In an effort to be thorough and to ensure compliance with governmental regulations, companies are sometimes overzealous. This is of special concern in the case of the Form I-9 Employment Eligibility Verification process.

The need to prove that all of the company’s employees are eligible to work in the United States has caused some employers to demand more documentation from non-citizens than is required by law. This is illegal. It can even trigger an unwelcome civil rights lawsuit initiated by the Department of Justice (DOJ).

The requirements placed on companies by The Immigration Reform and Control Act (IRCA) are:

  • To hire only persons authorized to work in the United States.
  • Not to discriminate on the basis of citizenship status or national origin.

In addition, employers are required to “treat all employees the same during the Form I-9 Employment Eligibility Verification process, regardless of their citizenship status,” by the Immigration and Nationality Act (INA).

An employer may not:

  • Require more or different documents from noncitizens than from citizens.
  • Ask for documentation prior to employment if the employer suspects the applicant is not a citizen or has a foreign-sounding name.
  • Refuse to accept documentation with a future expiration date.
  • Refuse to allow the employee to choose which of the eligible documents he will provide.
  • Refuse to hire non-citizens except when the position requires citizenship by law.
  • Refuse to accept any documentation allowable by law.
  • Intimidate or retaliate against any employee who alleges discrimination, or who supports another employee’s claim of discrimination.
  • Require an employee to present different or more documentation during the re-verification process than during the original eligibility process.

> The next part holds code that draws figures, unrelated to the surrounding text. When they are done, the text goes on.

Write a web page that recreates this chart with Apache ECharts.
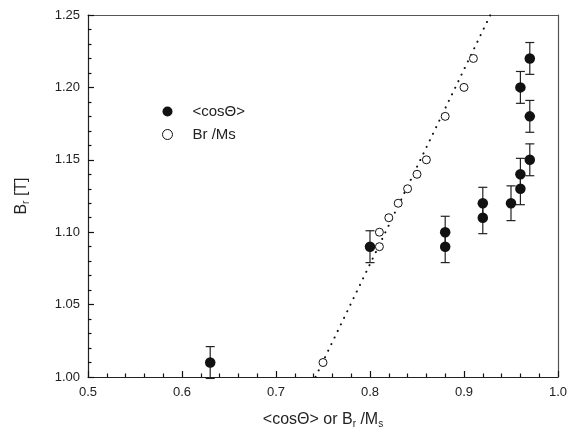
<!DOCTYPE html>
<html>
<head>
<meta charset="utf-8">
<script src="https://cdn.jsdelivr.net/npm/echarts@6/dist/echarts.min.js"></script>
<style>html,body{margin:0;padding:0;background:#fff}#c{width:578px;height:436px}</style>
</head>
<body>
<div id="c"></div>
<script>
// ---- data ----
const cosX   = [0.63, 0.80, 0.88, 0.88, 0.92, 0.92, 0.95, 0.96, 0.96, 0.96, 0.97, 0.97, 0.97];
const cosY   = [1.01, 1.09, 1.10, 1.09, 1.12, 1.11, 1.12, 1.20, 1.14, 1.13, 1.22, 1.18, 1.15];
const cosErr = [0.011, 0.011, 0.011, 0.011, 0.011, 0.011, 0.012, 0.011, 0.011, 0.011, 0.011, 0.011, 0.011];
const brmsX  = [0.75, 0.81, 0.81, 0.82, 0.83, 0.84, 0.85, 0.86, 0.88, 0.90, 0.91];
const brmsY  = [1.01, 1.09, 1.10, 1.11, 1.12, 1.13, 1.14, 1.15, 1.18, 1.20, 1.22];
const fitX   = [0.742, 0.928];
const fitY   = [1.00, 1.25];
const seriesNames = ['<cosΘ>', 'Br /Ms'];

const font = 'Liberation Sans, Arial, sans-serif';
const chart = echarts.init(document.getElementById('c'));

const cosData = cosX.map((x, i) => [x, cosY[i]]);
const errData = cosX.map((x, i) => [x, cosY[i] - cosErr[i], cosY[i] + cosErr[i]]);
const brmsData = brmsX.map((x, i) => [x, brmsY[i]]);
const fitData = fitX.map((x, i) => [x, fitY[i]]);

const subStyle = { fontSize: 10, verticalAlign: 'bottom', padding: [9, 0, 0, 0], fontFamily: font, color: '#222' };
const tickStyle = { color: '#111', width: 1.2 };

chart.setOption({
  animation: false,
  grid: { left: 88, right: 20, top: 15, bottom: 59 },
  legend: {
    orient: 'vertical', left: 157, top: 99, itemGap: 8, itemWidth: 12, itemHeight: 10,
    data: [
      { name: seriesNames[0], icon: 'circle', itemStyle: { color: '#111', borderWidth: 0, opacity: 1 } },
      { name: seriesNames[1], icon: 'circle', itemStyle: { color: '#fff', borderColor: '#111', borderWidth: 1, opacity: 1 } }
    ],
    textStyle: { fontFamily: font, fontSize: 15, color: '#222', padding: [0, 0, 0, 14] }
  },
  xAxis: [{
    type: 'value', min: 0.5, max: 1.0, interval: 0.1, position: 'bottom',
    name: '<cosΘ> or B{sub|r} /M{sub|s}', nameLocation: 'middle', nameGap: 33,
    nameTextStyle: { fontFamily: font, fontSize: 16, color: '#222', rich: { sub: subStyle } },
    axisLine: { show: true, onZero: false, lineStyle: { color: '#222', width: 1.2 } },
    axisTick: { show: true, inside: true, length: 6, lineStyle: tickStyle },
    minorTick: { show: true, splitNumber: 5, length: 3.5, lineStyle: tickStyle },
    splitLine: { show: false },
    axisLabel: { fontFamily: font, fontSize: 13, color: '#222', margin: 9, formatter: v => v.toFixed(1) }
  }, {
    type: 'value', min: 0.5, max: 1.0, interval: 0.1, position: 'top',
    axisLine: { show: true, onZero: false, lineStyle: { color: '#555', width: 1.2 } },
    axisTick: { show: false }, axisLabel: { show: false }, splitLine: { show: false }
  }],
  yAxis: [{
    type: 'value', min: 1.0, max: 1.25, interval: 0.05, position: 'left',
    name: 'B{sub|r} [T]', nameLocation: 'middle', nameGap: 57, nameRotate: 90,
    nameTextStyle: { fontFamily: font, fontSize: 16, color: '#222', rich: { sub: subStyle } },
    axisLine: { show: true, onZero: false, lineStyle: { color: '#222', width: 1.2 } },
    axisTick: { show: true, inside: true, length: 6, lineStyle: tickStyle },
    minorTick: { show: true, splitNumber: 5, length: 3.5, lineStyle: tickStyle },
    splitLine: { show: false },
    axisLabel: { fontFamily: font, fontSize: 13, color: '#222', margin: 8, formatter: v => v.toFixed(2) }
  }, {
    type: 'value', min: 1.0, max: 1.25, interval: 0.05, position: 'right',
    axisLine: { show: true, onZero: false, lineStyle: { color: '#555', width: 1.2 } },
    axisTick: { show: false }, axisLabel: { show: false }, splitLine: { show: false }
  }],
  series: [
    {
      type: 'line', name: 'fit', data: fitData, symbol: 'none', silent: true, z: 1,
      lineStyle: { color: '#111', width: 2, type: [0.1, 7.2], cap: 'round' }
    },
    {
      type: 'custom', name: 'err', data: errData, z: 2, silent: true,
      renderItem: function (params, api) {
        const x = api.value(0);
        const lo = api.coord([x, api.value(1)]);
        const hi = api.coord([x, api.value(2)]);
        const hw = 4.5;
        const st = { stroke: '#222', lineWidth: 1.2, fill: null };
        return { type: 'group', children: [
          { type: 'line', shape: { x1: lo[0], y1: lo[1], x2: hi[0], y2: hi[1] }, style: st },
          { type: 'line', shape: { x1: lo[0] - hw, y1: lo[1], x2: lo[0] + hw, y2: lo[1] }, style: st },
          { type: 'line', shape: { x1: hi[0] - hw, y1: hi[1], x2: hi[0] + hw, y2: hi[1] }, style: st }
        ]};
      }
    },
    {
      type: 'scatter', name: seriesNames[0], data: cosData, symbol: 'circle', symbolSize: 10.5, z: 3,
      itemStyle: { color: '#111', opacity: 1 }
    },
    {
      type: 'scatter', name: seriesNames[1], data: brmsData, symbol: 'circle', symbolSize: 8, z: 4,
      itemStyle: { color: '#fff', borderColor: '#111', borderWidth: 1, opacity: 1 }
    }
  ]
});
</script>
</body>
</html>
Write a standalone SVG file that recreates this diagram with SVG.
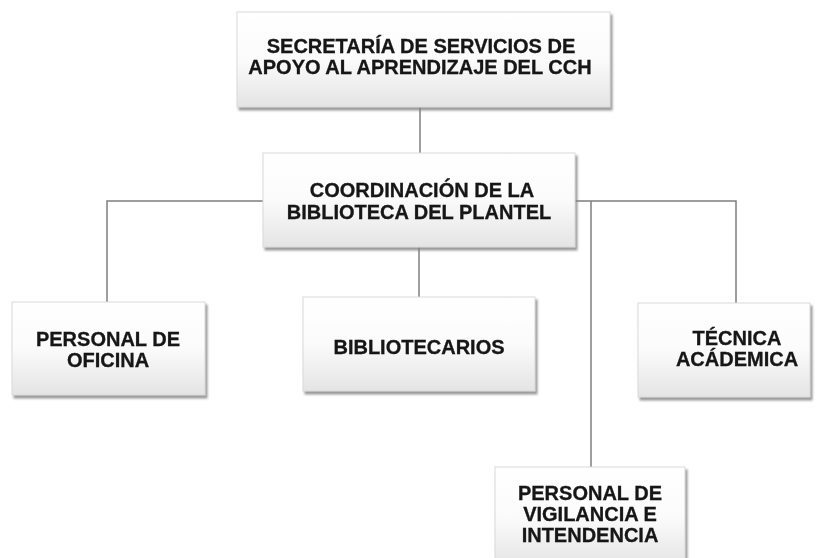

There is an entire section Department of Justice’s Civil Rights Division, called the Office of Special Counsel for Immigration-Related Unfair Employment Practices (“OSC”), devoted to enforcing the anti-discrimination provision of the INA. Usually, within seven months after the receipt of a complaint, the OSC completes its investigation.

If the OSC determines that a company has engaged in a pattern or practice of discriminatory acts by requiring additional and unnecessary documentation to verify the work eligibility of noncitizen employees as compared to documentation required/requested of U.S. citizens, it can file a lawsuit against the company in court. In addition to legal penalties, a company found guilty of these practices may be forced to pay the victim(s) various types of relief.

A company’s best option is to adhere strictly to the letter of the law and not adopt the attitude that “more is better.”